The Eye of the World appeared in 1990, the first of what Jordan planned as a six-book series. It grew. By the time of his death in 2007, the series had reached 11 novels plus a prequel, with no end in sight. Jordan had underestimated the scope of his own creation, and readers both loved and complained about the expanding story.
The series blends elements familiar to fantasy readers: a chosen one, a dark lord, magical systems, and detailed worldbuilding. Jordan’s contribution was scale. His world has its own calendar, multiple magic systems, dozens of cultures, and thousands of years of history. Characters experience time passing in real terms, aging and changing over the series’ 15-year publication span.

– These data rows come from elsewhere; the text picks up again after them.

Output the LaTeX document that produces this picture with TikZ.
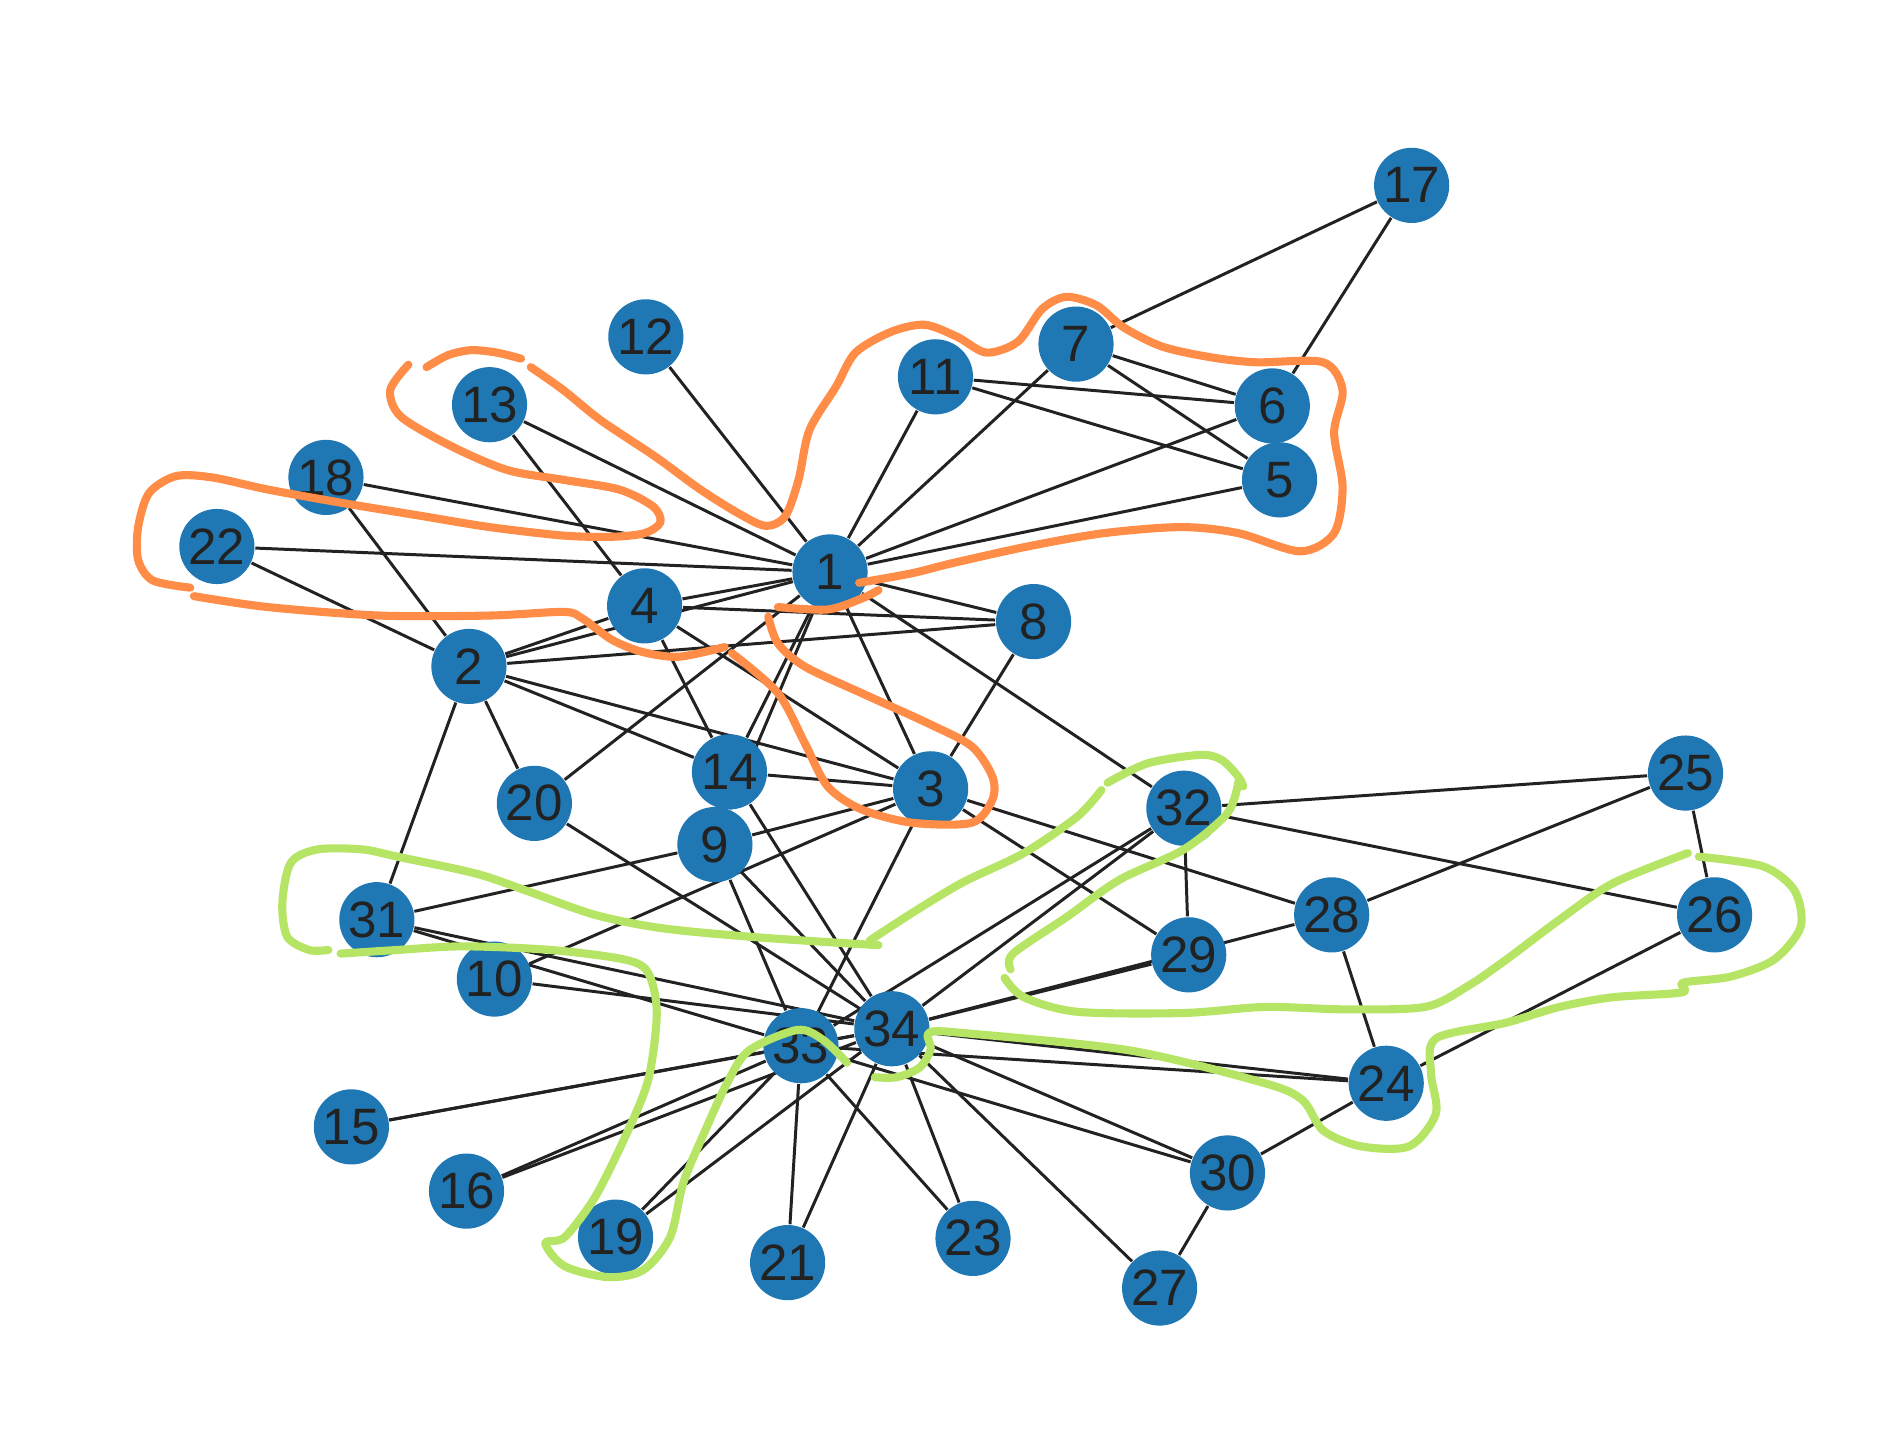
\documentclass[tikz,border=0pt]{standalone}
\usepackage{fontspec}
\setmainfont{Liberation Sans}
\usepackage{xcolor}
\definecolor{nodeblue}{RGB}{31,119,180}
\definecolor{edgegray}{RGB}{34,34,34}
\definecolor{markorange}{RGB}{255,140,71}
\definecolor{markgreen}{RGB}{182,228,100}
\usepackage{tikz}
\usetikzlibrary{backgrounds}

\begin{document}
\begin{tikzpicture}[
    x=0.01cm, y=-0.01cm,
    font=\fontsize{12}{12}\selectfont,
    member/.style={circle, fill=nodeblue, minimum size=0.62cm, inner sep=0pt, text=edgegray},
    tie/.style={draw=edgegray, line width=0.7pt},
    scribble/.style={line width=1.9pt, line cap=round, line join=round},
]
\useasboundingbox (0,0) rectangle (1568,1183);

% club members
\foreach \id/\px/\py in {1/685/472, 2/387/550, 3/768/651, 4/532/500, 5/1056/396,
    6/1050/335, 7/888/284, 8/853/513, 9/590/697, 10/408/808, 11/772/311,
    12/533/278, 13/404/334, 14/602/637, 15/290/930, 16/385/983, 17/1165/153,
    18/269/394, 19/508/1021, 20/441/663, 21/650/1042, 22/179/451, 23/803/1022,
    24/1144/894, 25/1391/638, 26/1415/755, 27/957/1063, 28/1099/755,
    29/981/788, 30/1013/968, 31/311/759, 32/977/667, 33/661/863, 34/736/849}
  \node[member] (n\id) at (\px,\py) {\id};

% friendships
\begin{pgfonlayer}{background}
\foreach \a/\b in {1/2, 1/3, 1/4, 1/5, 1/6, 1/7, 1/8, 1/9, 1/11, 1/12, 1/13,
    1/14, 1/18, 1/20, 1/22, 1/32, 2/3, 2/4, 2/8, 2/14, 2/18, 2/20, 2/22, 2/31,
    3/4, 3/8, 3/9, 3/10, 3/14, 3/28, 3/29, 3/33, 4/8, 4/13, 4/14, 5/7, 5/11,
    6/7, 6/11, 6/17, 7/17, 9/31, 9/33, 9/34, 10/34, 14/34, 15/33, 15/34,
    16/33, 16/34, 19/33, 19/34, 20/34, 21/33, 21/34, 23/33, 23/34, 24/26,
    24/28, 24/30, 24/33, 24/34, 25/26, 25/28, 25/32, 26/32, 27/30, 27/34,
    28/34, 29/32, 29/34, 30/33, 30/34, 31/33, 31/34, 32/33, 32/34, 33/34}
  \draw[tie] (n\a) -- (n\b);
\end{pgfonlayer}

% orange marks
\begin{scope}[scribble, draw=markorange]
\draw plot[smooth] coordinates {(438,303) (465,322) (496,347) (541,377) (578,404)
    (610,424) (632,434) (648,426) (659,396) (668,355) (690,319) (706,291) (735,274)
    (763,268) (790,278) (814,291) (840,282) (860,255) (880,245) (905,252) (927,270)
    (959,286) (1000,295) (1037,299) (1092,299) (1108,322) (1101,357) (1108,402)
    (1101,440) (1073,455) (1022,440) (975,435) (911,440) (848,451) (785,465)
    (753,473) (709,481)};
\draw plot[smooth] coordinates {(352,303) (370,293) (389,289) (410,291) (430,296)};
\draw plot[smooth] coordinates {(337,301) (322,322) (331,344) (374,369) (419,388)
    (465,396) (511,404) (539,418) (545,431) (532,440) (505,443) (465,442) (404,435)
    (343,425) (282,415) (221,404) (175,394) (145,393) (123,407) (114,435) (114,462)
    (126,479) (157,485)};
\draw plot[smooth] coordinates {(160,492) (221,501) (313,508) (404,508) (465,505)
    (480,510) (505,528) (530,538) (560,542) (598,534)};
\draw plot[smooth] coordinates {(604,539) (642,572) (664,613) (683,649) (711,668)
    (753,679) (802,679) (819,660) (819,641) (802,616) (766,597) (711,572) (664,550)
    (642,531) (634,509)};
\draw plot[smooth] coordinates {(642,501) (683,503) (711,494) (725,487)};
\end{scope}

% green marks
\begin{scope}[scribble, draw=markgreen]
\draw plot[smooth] coordinates {(271,784) (255,784) (237,773) (233,745) (240,712)
    (262,701) (299,701) (328,707) (393,721) (437,736) (491,755) (546,766) (618,773)
    (691,778) (725,780)};
\draw plot[smooth] coordinates {(718,776) (755,752) (795,728) (845,704) (889,674)
    (909,652)};
\draw plot[smooth] coordinates {(914,646) (947,630) (990,623) (1008,627) (1022,641)
    (1026,649)};
\draw plot[smooth] coordinates {(1022,645) (1013,671) (977,701) (924,726) (880,757)
    (836,787) (834,800)};
\draw plot[smooth] coordinates {(829,807) (845,823) (889,835) (977,836) (1044,831)
    (1110,833) (1176,831) (1211,814) (1243,792) (1287,759) (1331,729) (1393,704)};
\draw plot[smooth] coordinates {(1402,707) (1455,715) (1481,735) (1486,765)
    (1464,792) (1428,806) (1389,811) (1388,819) (1331,823) (1287,831) (1243,844)
    (1185,857) (1181,886) (1185,919) (1163,946) (1123,946) (1092,933) (1075,908)
    (1044,894) (933,867) (800,853) (767,852) (768,866) (759,881) (740,889) (722,889)};
\draw plot[smooth] coordinates {(281,787) (328,784) (382,781) (455,784) (516,792)
    (535,803) (542,836) (535,891) (516,938) (491,988) (466,1021) (450,1026)
    (466,1045) (502,1054) (531,1048) (553,1021) (564,976) (582,933) (600,894)
    (618,867) (658,850) (679,858) (699,877)};
\end{scope}

\end{tikzpicture}
\end{document}
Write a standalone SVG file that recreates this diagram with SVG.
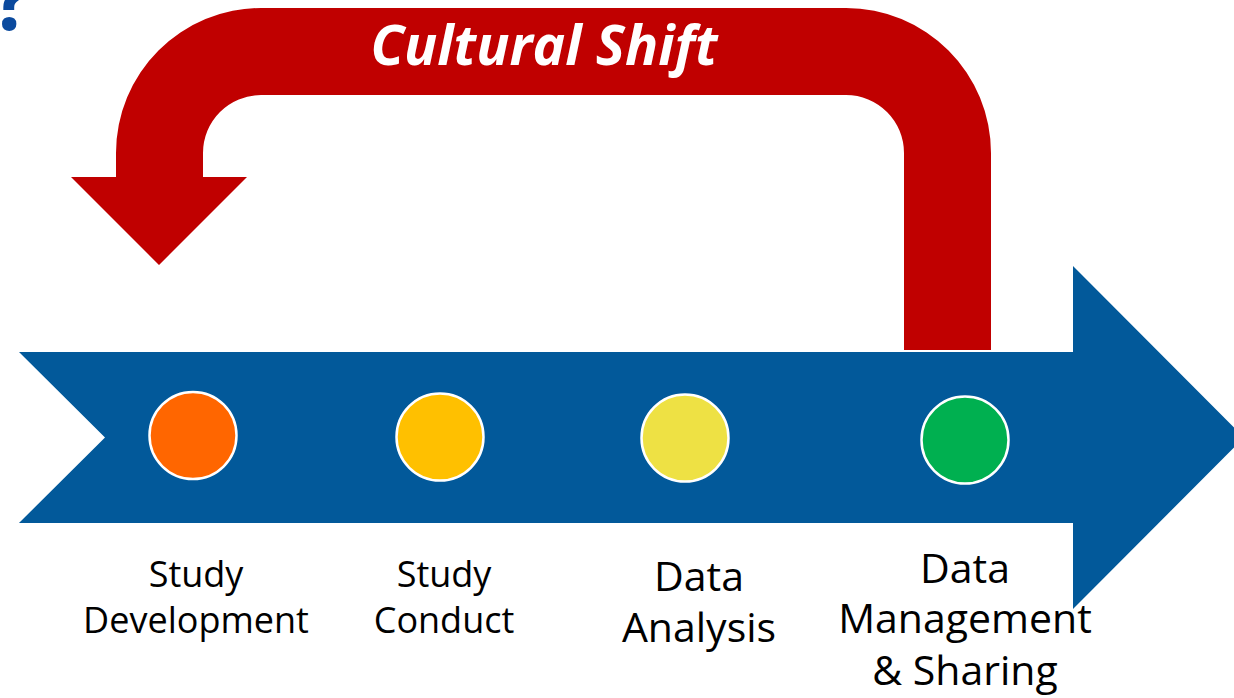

Jordan was diagnosed with amyloidosis, a rare blood disease, in 2006. He worked as long as he could, leaving extensive notes and recordings for whoever would finish his work. His widow Harriet chose Brandon Sanderson, who completed the final three volumes from Jordan’s materials.
Amazon adapted the series starting in 2021. The show took significant liberties with the source material, drawing mixed reactions from longtime fans.